# Question about Roof A/C



## Tin Man (Mar 4, 2013)

Roof A/C doesn't seem to be cooling as well as it should. Does anyone offer a mobile repair service or do I need to take it out and haul it to the shop?


----------



## StinkBait (May 31, 2004)

Tin Man said:


> Roof A/C doesn't seem to be cooling as well as it should. Does anyone offer a mobile repair service or do I need to take it out and haul it to the shop?


Where are you located? In the Houston area there are a couple of mobile techs but I have never used one.

I have used Rv Masters twice now, they have been fair on one visit and way more than fair on the other visit. 
http://www.rvmastersinc.com/

Do you mean take the unit out of your RV or take your unit out and to the shop? I wouldn't pull the AC unit if that is what you mean.


----------



## Tin Man (Mar 4, 2013)

Appreciate the response. Since I have the RV setup semi permanently in an RV park, I was referring to removing the A/C unit from the RV and taking it to a shop to be checked out. I really don't want to have to take to RV to the shop. I would really like to find a mobile technician that could come out and check the unit out. The RV is in the Alvin area.


----------



## mas360 (Nov 21, 2006)

If your a/c is more than 5 years old you may as well buy a new one, about $450, and replace it. Service call would cost you almost as much. RV roof top units appear to be built as disposable item. They do not have the longevity as home a/c. 
I spent $300 to service it and it worked for one summer before breaking again. 

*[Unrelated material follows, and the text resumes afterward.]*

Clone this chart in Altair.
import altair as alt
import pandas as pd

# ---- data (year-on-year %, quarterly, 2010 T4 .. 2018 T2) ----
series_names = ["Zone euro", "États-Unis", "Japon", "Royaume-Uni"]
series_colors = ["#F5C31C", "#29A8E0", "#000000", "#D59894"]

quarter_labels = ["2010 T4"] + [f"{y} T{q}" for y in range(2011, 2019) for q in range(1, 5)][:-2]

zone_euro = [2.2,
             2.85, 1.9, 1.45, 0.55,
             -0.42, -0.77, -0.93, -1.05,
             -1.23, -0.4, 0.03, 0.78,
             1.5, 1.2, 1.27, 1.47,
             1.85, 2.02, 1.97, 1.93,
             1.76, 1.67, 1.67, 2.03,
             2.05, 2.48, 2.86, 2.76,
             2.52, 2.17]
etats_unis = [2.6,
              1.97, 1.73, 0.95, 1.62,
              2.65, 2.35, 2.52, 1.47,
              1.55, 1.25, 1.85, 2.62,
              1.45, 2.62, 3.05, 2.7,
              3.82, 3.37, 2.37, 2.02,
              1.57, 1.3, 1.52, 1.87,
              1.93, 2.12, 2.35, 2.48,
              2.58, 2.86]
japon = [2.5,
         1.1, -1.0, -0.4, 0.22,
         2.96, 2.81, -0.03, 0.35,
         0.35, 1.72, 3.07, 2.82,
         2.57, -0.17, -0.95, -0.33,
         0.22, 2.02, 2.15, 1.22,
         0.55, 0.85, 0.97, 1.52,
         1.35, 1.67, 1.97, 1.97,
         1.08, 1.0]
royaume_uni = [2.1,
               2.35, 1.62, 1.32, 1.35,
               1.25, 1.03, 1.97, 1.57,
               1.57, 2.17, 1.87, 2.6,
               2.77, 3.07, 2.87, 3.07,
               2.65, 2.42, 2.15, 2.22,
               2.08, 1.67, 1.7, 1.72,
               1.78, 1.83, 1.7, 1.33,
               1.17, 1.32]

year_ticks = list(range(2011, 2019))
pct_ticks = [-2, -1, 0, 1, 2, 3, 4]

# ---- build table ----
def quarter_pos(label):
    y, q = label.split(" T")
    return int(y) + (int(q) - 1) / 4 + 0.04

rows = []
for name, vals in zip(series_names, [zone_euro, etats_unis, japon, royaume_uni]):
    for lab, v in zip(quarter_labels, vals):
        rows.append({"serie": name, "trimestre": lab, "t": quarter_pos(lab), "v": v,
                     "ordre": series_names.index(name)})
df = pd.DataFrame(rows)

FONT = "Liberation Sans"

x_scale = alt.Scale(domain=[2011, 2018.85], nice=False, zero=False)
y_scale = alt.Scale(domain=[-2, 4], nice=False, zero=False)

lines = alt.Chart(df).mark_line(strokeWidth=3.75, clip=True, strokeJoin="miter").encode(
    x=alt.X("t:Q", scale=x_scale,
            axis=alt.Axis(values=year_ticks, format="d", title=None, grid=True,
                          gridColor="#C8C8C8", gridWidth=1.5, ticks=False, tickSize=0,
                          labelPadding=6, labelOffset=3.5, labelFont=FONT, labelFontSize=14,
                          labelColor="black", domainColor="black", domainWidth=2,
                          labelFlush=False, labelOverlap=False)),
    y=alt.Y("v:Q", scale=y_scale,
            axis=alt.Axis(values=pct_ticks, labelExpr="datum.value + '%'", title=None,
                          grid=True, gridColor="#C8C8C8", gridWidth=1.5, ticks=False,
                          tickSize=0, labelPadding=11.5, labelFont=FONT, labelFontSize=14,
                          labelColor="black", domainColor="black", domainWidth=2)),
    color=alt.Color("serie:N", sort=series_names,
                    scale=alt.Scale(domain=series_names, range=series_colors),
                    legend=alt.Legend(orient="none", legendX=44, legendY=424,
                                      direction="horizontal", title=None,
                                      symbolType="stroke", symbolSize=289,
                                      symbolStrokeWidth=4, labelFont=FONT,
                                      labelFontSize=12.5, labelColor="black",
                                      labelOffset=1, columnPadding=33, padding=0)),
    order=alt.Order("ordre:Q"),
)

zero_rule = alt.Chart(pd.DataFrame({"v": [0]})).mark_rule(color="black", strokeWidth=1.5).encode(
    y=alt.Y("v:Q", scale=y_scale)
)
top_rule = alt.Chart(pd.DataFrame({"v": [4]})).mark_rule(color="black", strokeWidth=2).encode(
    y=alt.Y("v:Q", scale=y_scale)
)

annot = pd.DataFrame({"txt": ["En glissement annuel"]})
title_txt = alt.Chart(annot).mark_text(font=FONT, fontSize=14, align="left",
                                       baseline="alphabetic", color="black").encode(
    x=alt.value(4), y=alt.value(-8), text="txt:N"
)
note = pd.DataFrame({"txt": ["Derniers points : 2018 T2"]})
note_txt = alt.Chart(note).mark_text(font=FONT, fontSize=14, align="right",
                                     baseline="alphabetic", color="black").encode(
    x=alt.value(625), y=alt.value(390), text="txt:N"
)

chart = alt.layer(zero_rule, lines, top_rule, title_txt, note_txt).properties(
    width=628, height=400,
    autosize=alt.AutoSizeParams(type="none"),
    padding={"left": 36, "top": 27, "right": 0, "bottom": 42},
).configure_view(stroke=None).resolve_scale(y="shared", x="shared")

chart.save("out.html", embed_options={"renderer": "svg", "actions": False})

The replacement unit came fully charged and it was straight forward plug and play. I installed a soft start kit and hopefully that would help extending its life longevity.


----------



## Tin Man (Mar 4, 2013)

Thanks for the info mas360. I'm thinking it just needs a charge. Everything seems to work, it just doesn't seem as cold as it once was.


----------



## mas360 (Nov 21, 2006)

I don't know if yours would have a valve already installed by OEM or not, mine was a Coleman and it did not have a valve or a capacitor. The tech who came to my place to service it installed a valve at my request. It cost me $180 for the valve, freon and labor and was good for one summer camping. Next summer it leaked again at another spot. He came back and fixed the leak. That's another $150 and was good for another summer. Another year passed and it failed again. This time I bought a new one, added a soft start kit and put it in myself. It's been going great for three summers. I am holding my breadth....


----------



## THUNDERSTORM (Feb 10, 2011)

Tin man ,i would check the incoming voltage first,mine did same thing years ago in the hill country ,we had about 112-224 incoming during the summer a lot of rv parks are overloaded .it did fine at home .


----------



## rew4 (Mar 8, 2005)

*ppl had them on sell*

A new one is plug and play, two or three people can change it out easly.

Just make sure you protect the roof while doing it.


----------



## Tin Man (Mar 4, 2013)

Thunderstorm, thanks for the tip about the voltage. Come to think of it, we have crappy power down there. Lights are always dimming. I will check that out. Thanks again.


----------